Attracting the Right Talent
Attention now turns to how these organisations find, attract and secure the people needed to drive the pace of their transformation. These were talent short areas before the outbreak, but what is happening with that talent now? While some projects have been put on hold, much more likely is that the talent shortage has intensified through sickness and increased demand.
We find ourselves back in familiar territory in many ways in how we handle talent shortages. In a candidate-led market, employers need to work harder to sell their opportunity to potential candidates, recognising the aspects of the project, role or organisation that are most appealing. They also need to strategise the best ways of acquiring the skills to deliver their objectives.
One pool of talent that may be easier to mobilise at this point is contractors.
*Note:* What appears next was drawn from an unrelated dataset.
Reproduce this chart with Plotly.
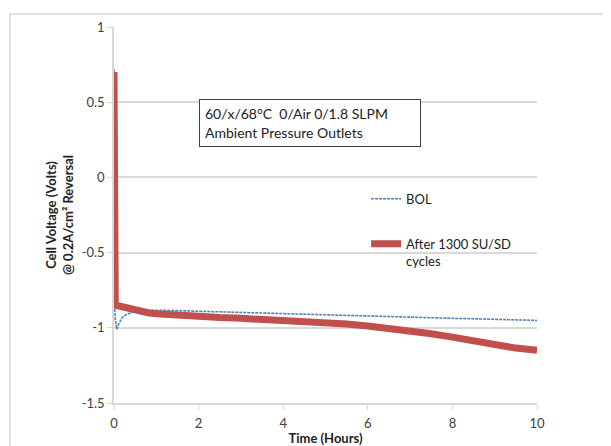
import plotly.graph_objects as go

# BOL series (hours, volts)
bol_t = [0, 0.005, 0.02, 0.04, 0.07, 0.1, 0.15, 0.2, 0.3, 0.4, 0.5, 0.7, 1.0, 1.5, 2, 2.5,
         3, 3.5, 4, 4.5, 5, 5.5, 6, 6.5, 7, 7.5, 8, 8.5, 9, 9.5, 10]
bol_v = [0.72, -0.85, -0.90, -0.97, -1.01, -0.98, -0.95, -0.93, -0.91, -0.90, -0.89, -0.885,
         -0.883, -0.886, -0.89, -0.895, -0.898, -0.903, -0.908, -0.912, -0.917, -0.92, -0.925,
         -0.928, -0.93, -0.935, -0.937, -0.94, -0.943, -0.947, -0.951]

# After 1300 SU/SD cycles series
aft_t = [0, 0.01, 0.03, 0.2, 0.4, 0.6, 0.8, 1.0, 1.5, 2, 2.5, 3, 3.5, 4, 4.5, 5, 5.5, 6,
         6.5, 7, 7.5, 8, 8.5, 9, 9.5, 10]
aft_v = [0.70, -0.84, -0.85, -0.86, -0.875, -0.89, -0.90, -0.907, -0.918, -0.928, -0.932,
         -0.937, -0.943, -0.95, -0.96, -0.967, -0.975, -0.988, -1.003, -1.02, -1.04, -1.062,
         -1.09, -1.115, -1.135, -1.15]

x_ticks = [0, 2, 4, 6, 8, 10]
y_ticks = [-1.5, -1, -0.5, 0, 0.5, 1]
y_labels = ["-1.5", "-1", "-0.5", "0", "0.5", "1"]

FONT = "Lato, 'Open Sans', sans-serif"
GRID = "#d9d9d9"

fig = go.Figure()
fig.add_trace(go.Scatter(x=bol_t, y=bol_v, mode="lines", name="BOL",
                         legendgroup="a",
                         line=dict(color="#4f81bd", width=1.6, dash="3px,1px")))
fig.add_trace(go.Scatter(x=aft_t, y=aft_v, mode="lines", name="After 1300 SU/SD<br>cycles",
                         legendgroup="b",
                         line=dict(color="#c0504d", width=7)))

# page body has an 8px margin, so the figure is sized/offset to compensate
fig.update_layout(
    width=603, height=438,
    margin=dict(l=106, r=74, t=19, b=43, autoexpand=False),
    paper_bgcolor="white", plot_bgcolor="white",
    font=dict(family=FONT, size=12, color="#404040"),
    showlegend=True,
    legend=dict(x=0.596, y=0.583, xanchor="left", yanchor="top", bgcolor="rgba(0,0,0,0)",
                font=dict(size=13, color="#222"), itemwidth=30, tracegroupgap=25,
                valign="top"),
    xaxis=dict(range=[0, 10], tickvals=x_ticks, showgrid=False, zeroline=False,
               automargin=False, ticklabelstandoff=3,
               showline=True, linecolor=GRID, linewidth=1.5, ticks="outside",
               tickcolor=GRID, ticklen=5, tickfont=dict(size=13, color="#404040"),
               title=dict(text="<b>Time (Hours)</b>", font=dict(size=13, color="#222"),
                          standoff=5)),
    yaxis=dict(range=[-1.5, 1], tickvals=y_ticks, ticktext=y_labels,
               automargin=False,
               showgrid=True, gridcolor=GRID, gridwidth=1.5, zeroline=False,
               showline=True, linecolor=GRID, linewidth=1.5, ticks="outside",
               tickcolor=GRID, ticklen=5, tickfont=dict(size=13, color="#404040"),
               title=dict(text="<b>Cell Voltage (Volts)<br>@ 0.2A/cm² Reversal</b>",
                          font=dict(size=13, color="#222"), standoff=5)),
    shapes=[dict(type="rect", xref="paper", yref="paper", x0=-0.246, x1=1.4,
                 y0=-0.3, y1=1.0346, line=dict(color=GRID, width=1.5), layer="below")],
    annotations=[dict(xref="paper", yref="paper", x=0.201, y=0.8085, xanchor="left",
                      yanchor="top", align="left", showarrow=False, width=210, height=36,
                      text="60/x/68°C  0/Air 0/1.8 SLPM<br>Ambient Pressure Outlets",
                      font=dict(size=14, color="#222"), bordercolor="#404040",
                      borderwidth=1, borderpad=5, bgcolor="white")],
)

fig.write_html("out.html")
With the IR35 regulations that were due to come into force on the 6th April, a number of contractors deemed in-scope had already left their assignments; the recently announced delay provides a little breathing room for those individuals and the organisations that might utilise their skills.
Another option to quickly evolve their IT services is to turn to project RPO (recruitment process outsourcing) or an employed consultant model, where they engage external specialists to fulfil their staffing needs on a project basis. This delivers the skills required by IT departments to deliver digital solutions at speed, combined with the flexibility to control the right headcounts for the short-term spike.
Whatever approach an organisation pursues, the past month has emphasised both how much we rely on digital services and how an organisation’s digital capabilities can differentiate them in a time of crisis.